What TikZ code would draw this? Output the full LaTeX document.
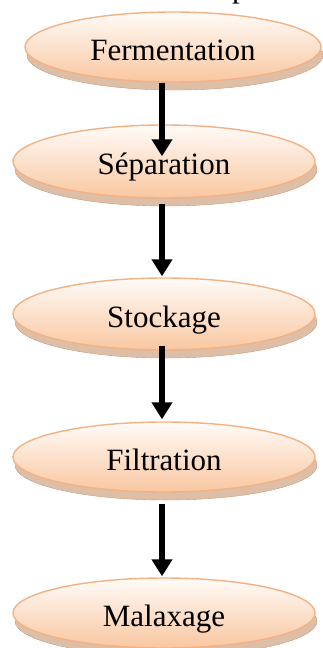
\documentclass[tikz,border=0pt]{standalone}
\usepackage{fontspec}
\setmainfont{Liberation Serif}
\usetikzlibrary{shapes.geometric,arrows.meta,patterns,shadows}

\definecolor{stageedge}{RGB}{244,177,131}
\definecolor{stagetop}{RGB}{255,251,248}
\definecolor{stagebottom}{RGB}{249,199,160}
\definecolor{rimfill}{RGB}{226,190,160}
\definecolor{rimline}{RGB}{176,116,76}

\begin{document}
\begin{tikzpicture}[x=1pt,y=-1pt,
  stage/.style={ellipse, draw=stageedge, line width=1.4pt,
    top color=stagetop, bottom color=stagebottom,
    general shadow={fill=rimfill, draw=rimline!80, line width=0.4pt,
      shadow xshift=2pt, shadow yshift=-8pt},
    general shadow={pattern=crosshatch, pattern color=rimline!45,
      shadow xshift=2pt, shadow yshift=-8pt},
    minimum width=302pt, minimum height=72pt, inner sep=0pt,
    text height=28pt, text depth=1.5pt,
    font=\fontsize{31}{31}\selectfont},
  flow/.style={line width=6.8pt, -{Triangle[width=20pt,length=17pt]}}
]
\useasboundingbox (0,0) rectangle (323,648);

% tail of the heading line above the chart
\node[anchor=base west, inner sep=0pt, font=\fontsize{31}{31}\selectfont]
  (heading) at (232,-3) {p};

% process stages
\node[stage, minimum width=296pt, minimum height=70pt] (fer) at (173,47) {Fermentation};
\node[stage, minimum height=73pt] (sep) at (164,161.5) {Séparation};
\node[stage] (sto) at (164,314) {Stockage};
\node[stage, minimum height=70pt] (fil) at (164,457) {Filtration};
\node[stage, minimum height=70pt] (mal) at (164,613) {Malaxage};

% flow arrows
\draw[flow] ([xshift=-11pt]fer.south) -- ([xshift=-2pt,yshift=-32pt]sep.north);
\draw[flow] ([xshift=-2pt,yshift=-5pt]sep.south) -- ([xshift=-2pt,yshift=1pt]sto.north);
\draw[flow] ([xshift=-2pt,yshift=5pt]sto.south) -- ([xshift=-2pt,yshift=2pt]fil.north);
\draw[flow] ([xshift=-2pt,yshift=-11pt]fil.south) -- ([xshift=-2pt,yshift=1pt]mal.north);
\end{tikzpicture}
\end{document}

--

## YOUR GOAL
From the data, collect all lines where the string "draw" appears.

## WORKED ANSWER
What TikZ code would draw this? Output the full LaTeX document.
  stage/.style={ellipse, draw=stageedge, line width=1.4pt,
    general shadow={fill=rimfill, draw=rimline!80, line width=0.4pt,
\draw[flow] ([xshift=-11pt]fer.south) -- ([xshift=-2pt,yshift=-32pt]sep.north);
\draw[flow] ([xshift=-2pt,yshift=-5pt]sep.south) -- ([xshift=-2pt,yshift=1pt]sto.north);
\draw[flow] ([xshift=-2pt,yshift=5pt]sto.south) -- ([xshift=-2pt,yshift=2pt]fil.north);
\draw[flow] ([xshift=-2pt,yshift=-11pt]fil.south) -- ([xshift=-2pt,yshift=1pt]mal.north);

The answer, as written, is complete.